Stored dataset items
○ ○ ○ ○ ○ ○ ○

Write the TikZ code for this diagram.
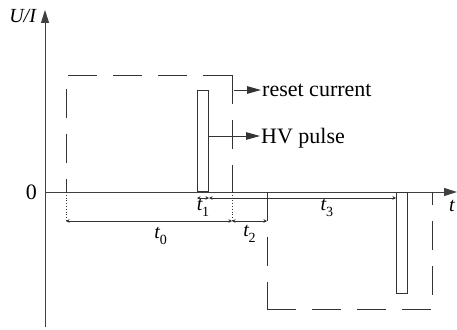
\documentclass[tikz,border=0pt]{standalone}
\usepackage{fontspec}
\setmainfont{Liberation Serif}
\usetikzlibrary{arrows.meta, positioning}

\newcommand{\tsub}[1]{\textit{t}\kern-0.5pt\raisebox{-0.3em}{\fontsize{14}{14}\selectfont #1}}

\begin{document}
\begin{tikzpicture}[
    x=1pt, y=-1pt,
    font=\fontsize{22}{26}\selectfont,
    inner sep=1pt,
    axisline/.style={draw=black!75, line width=1pt, -{Triangle[length=13pt, width=8pt]}},
    thinline/.style={draw=black!80, line width=1pt},
    boxedge/.style={thinline, dash pattern=on 29pt off 16pt},
    pulse/.style={rectangle, draw=black!80, line width=1pt, minimum width=11pt, minimum height=101pt, inner sep=0pt},
    guide/.style={draw=black!80, line width=0.8pt, dotted},
    dimline/.style={draw=black!80, line width=0.7pt, {Stealth[length=3.5pt, width=3.5pt]}-{Stealth[length=3.5pt, width=3.5pt]}},
    callout/.style={thinline, -{Triangle[length=14pt, width=7.5pt]}},
    tlabel/.style={font=\fontsize{20}{22}\selectfont}
]
    \useasboundingbox (0,0) rectangle (457,329);

    % Axes
    \coordinate (O) at (45,192);
    \coordinate (ytop) at (45,10);
    \coordinate (ybot) at (45,327);
    \coordinate (xend) at (457,192);
    \draw[axisline] (ybot) -- (ytop);
    \draw[axisline] (O) -- (xend);
    \node[left=7pt of O] (zero) {0};
    \node[tlabel] (ylab) at (23,16) {\textit{U/I}};
    \node[tlabel] (xlab) at (452,206) {\textit{t}};

    % Dashed boxes
    \coordinate (pa) at (66,192);
    \coordinate (pb) at (66,75);
    \coordinate (pc) at (232,75);
    \coordinate (pd) at (232,192);
    \coordinate (na) at (267,192);
    \coordinate (nb) at (267,309);
    \coordinate (nc) at (432,309);
    \coordinate (nd) at (432,192);
    \draw[boxedge, dash phase=16pt] (pa) -- (pb);
    \draw[boxedge, dash phase=43pt] (pb) -- (pc);
    \draw[boxedge] (pc) -- (pd);
    \draw[boxedge, dash phase=2pt] (nb) -- (na);
    \draw[boxedge] (nb) -- (nc);
    \draw[boxedge, dash phase=16pt] (nd) -- (nc);

    % Pulses
    \node[pulse, anchor=south west] (hvpos) at (197,192) {};
    \node[pulse, anchor=north west] (hvneg) at (396,192) {};

    % Labels
    \node[anchor=west, text depth=0pt] (resetlab) at (261,90) {reset current};
    \node[anchor=west, text depth=0pt] (hvlab) at (260,136) {HV pulse};
    \draw[callout] ([xshift=2pt]pc |- resetlab.west) -- (resetlab.west);
    \draw[callout] (hvpos.east |- hvlab.west) -- (hvlab.west);

    % Timing
    \draw[guide] (pa) -- ++(0,29) coordinate (ga);
    \draw[guide] (pd) -- ++(0,29) coordinate (gd);
    \coordinate (gn) at (na |- ga);
    \coordinate (ua) at ([yshift=-6pt]hvpos.south west);
    \coordinate (ub) at ([yshift=-6pt]hvpos.south east);
    \coordinate (uc) at (hvneg.west |- ua);
    \draw[dimline] (ga) -- node[tlabel, pos=0.57, below=5pt] {\tsub{0}} (gd);
    \draw[dimline] (gd) -- node[tlabel, below=3pt] {\tsub{2}} (gn);
    \draw[dimline] (ua) -- node[tlabel, below=0pt] {\tsub{1}} (ub);
    \draw[dimline] (ub) -- node[tlabel, pos=0.63, below=0pt] {\tsub{3}} (uc);
\end{tikzpicture}
\end{document}
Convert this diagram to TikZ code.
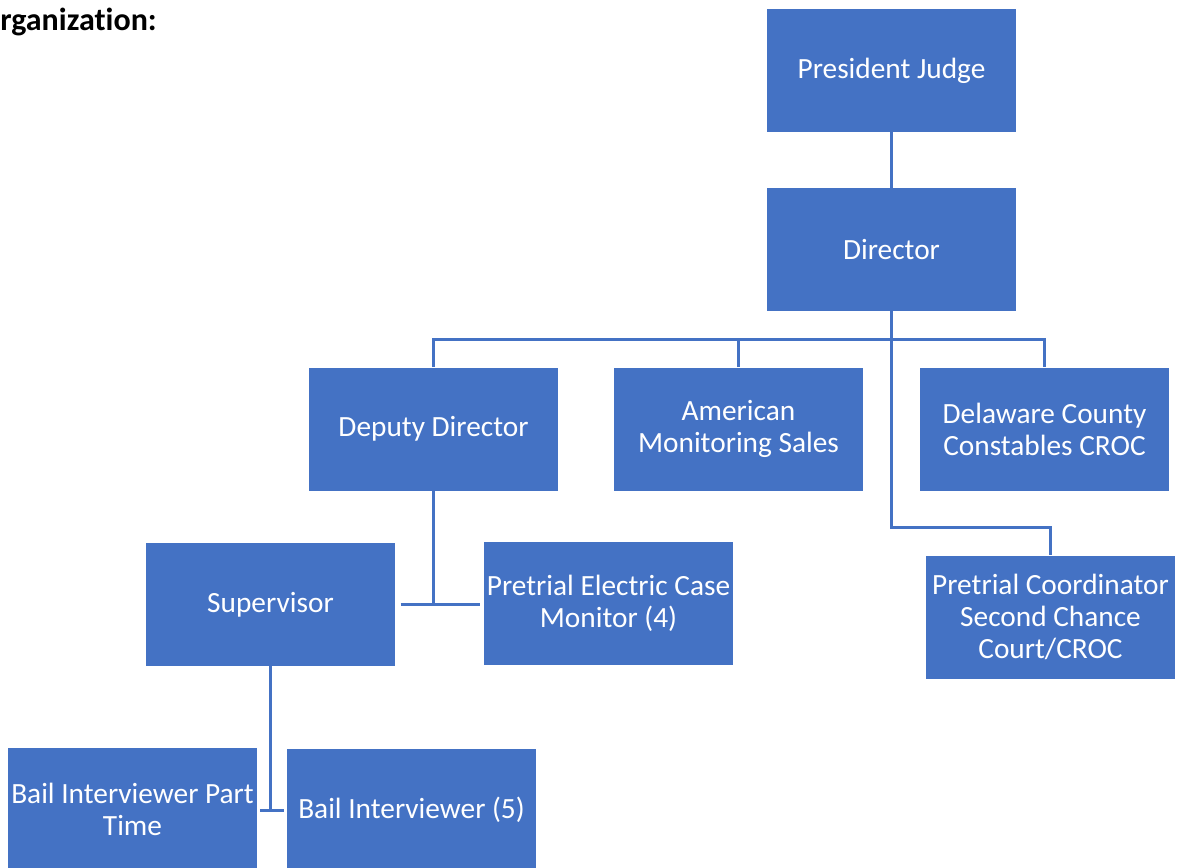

○ ○ ○ ○ ○ ○ ○

=== What you need to do ===
Repeat the material verbatim. Do not carry over any picture.

=== Response to this exercise ===
Write the TikZ code for this diagram.
\documentclass[tikz,border=0pt]{standalone}
\usepackage{fontspec}
\setmainfont{Liberation Serif}
\usetikzlibrary{arrows.meta, positioning}

\newcommand{\tsub}[1]{\textit{t}\kern-0.5pt\raisebox{-0.3em}{\fontsize{14}{14}\selectfont #1}}

\begin{document}
\begin{tikzpicture}[
    x=1pt, y=-1pt,
    font=\fontsize{22}{26}\selectfont,
    inner sep=1pt,
    axisline/.style={draw=black!75, line width=1pt, -{Triangle[length=13pt, width=8pt]}},
    thinline/.style={draw=black!80, line width=1pt},
    boxedge/.style={thinline, dash pattern=on 29pt off 16pt},
    pulse/.style={rectangle, draw=black!80, line width=1pt, minimum width=11pt, minimum height=101pt, inner sep=0pt},
    guide/.style={draw=black!80, line width=0.8pt, dotted},
    dimline/.style={draw=black!80, line width=0.7pt, {Stealth[length=3.5pt, width=3.5pt]}-{Stealth[length=3.5pt, width=3.5pt]}},
    callout/.style={thinline, -{Triangle[length=14pt, width=7.5pt]}},
    tlabel/.style={font=\fontsize{20}{22}\selectfont}
]
    \useasboundingbox (0,0) rectangle (457,329);

    % Axes
    \coordinate (O) at (45,192);
    \coordinate (ytop) at (45,10);
    \coordinate (ybot) at (45,327);
    \coordinate (xend) at (457,192);
    \draw[axisline] (ybot) -- (ytop);
    \draw[axisline] (O) -- (xend);
    \node[left=7pt of O] (zero) {0};
    \node[tlabel] (ylab) at (23,16) {\textit{U/I}};
    \node[tlabel] (xlab) at (452,206) {\textit{t}};

    % Dashed boxes
    \coordinate (pa) at (66,192);
    \coordinate (pb) at (66,75);
    \coordinate (pc) at (232,75);
    \coordinate (pd) at (232,192);
    \coordinate (na) at (267,192);
    \coordinate (nb) at (267,309);
    \coordinate (nc) at (432,309);
    \coordinate (nd) at (432,192);
    \draw[boxedge, dash phase=16pt] (pa) -- (pb);
    \draw[boxedge, dash phase=43pt] (pb) -- (pc);
    \draw[boxedge] (pc) -- (pd);
    \draw[boxedge, dash phase=2pt] (nb) -- (na);
    \draw[boxedge] (nb) -- (nc);
    \draw[boxedge, dash phase=16pt] (nd) -- (nc);

    % Pulses
    \node[pulse, anchor=south west] (hvpos) at (197,192) {};
    \node[pulse, anchor=north west] (hvneg) at (396,192) {};

    % Labels
    \node[anchor=west, text depth=0pt] (resetlab) at (261,90) {reset current};
    \node[anchor=west, text depth=0pt] (hvlab) at (260,136) {HV pulse};
    \draw[callout] ([xshift=2pt]pc |- resetlab.west) -- (resetlab.west);
    \draw[callout] (hvpos.east |- hvlab.west) -- (hvlab.west);

    % Timing
    \draw[guide] (pa) -- ++(0,29) coordinate (ga);
    \draw[guide] (pd) -- ++(0,29) coordinate (gd);
    \coordinate (gn) at (na |- ga);
    \coordinate (ua) at ([yshift=-6pt]hvpos.south west);
    \coordinate (ub) at ([yshift=-6pt]hvpos.south east);
    \coordinate (uc) at (hvneg.west |- ua);
    \draw[dimline] (ga) -- node[tlabel, pos=0.57, below=5pt] {\tsub{0}} (gd);
    \draw[dimline] (gd) -- node[tlabel, below=3pt] {\tsub{2}} (gn);
    \draw[dimline] (ua) -- node[tlabel, below=0pt] {\tsub{1}} (ub);
    \draw[dimline] (ub) -- node[tlabel, pos=0.63, below=0pt] {\tsub{3}} (uc);
\end{tikzpicture}
\end{document}
Convert this diagram to TikZ code.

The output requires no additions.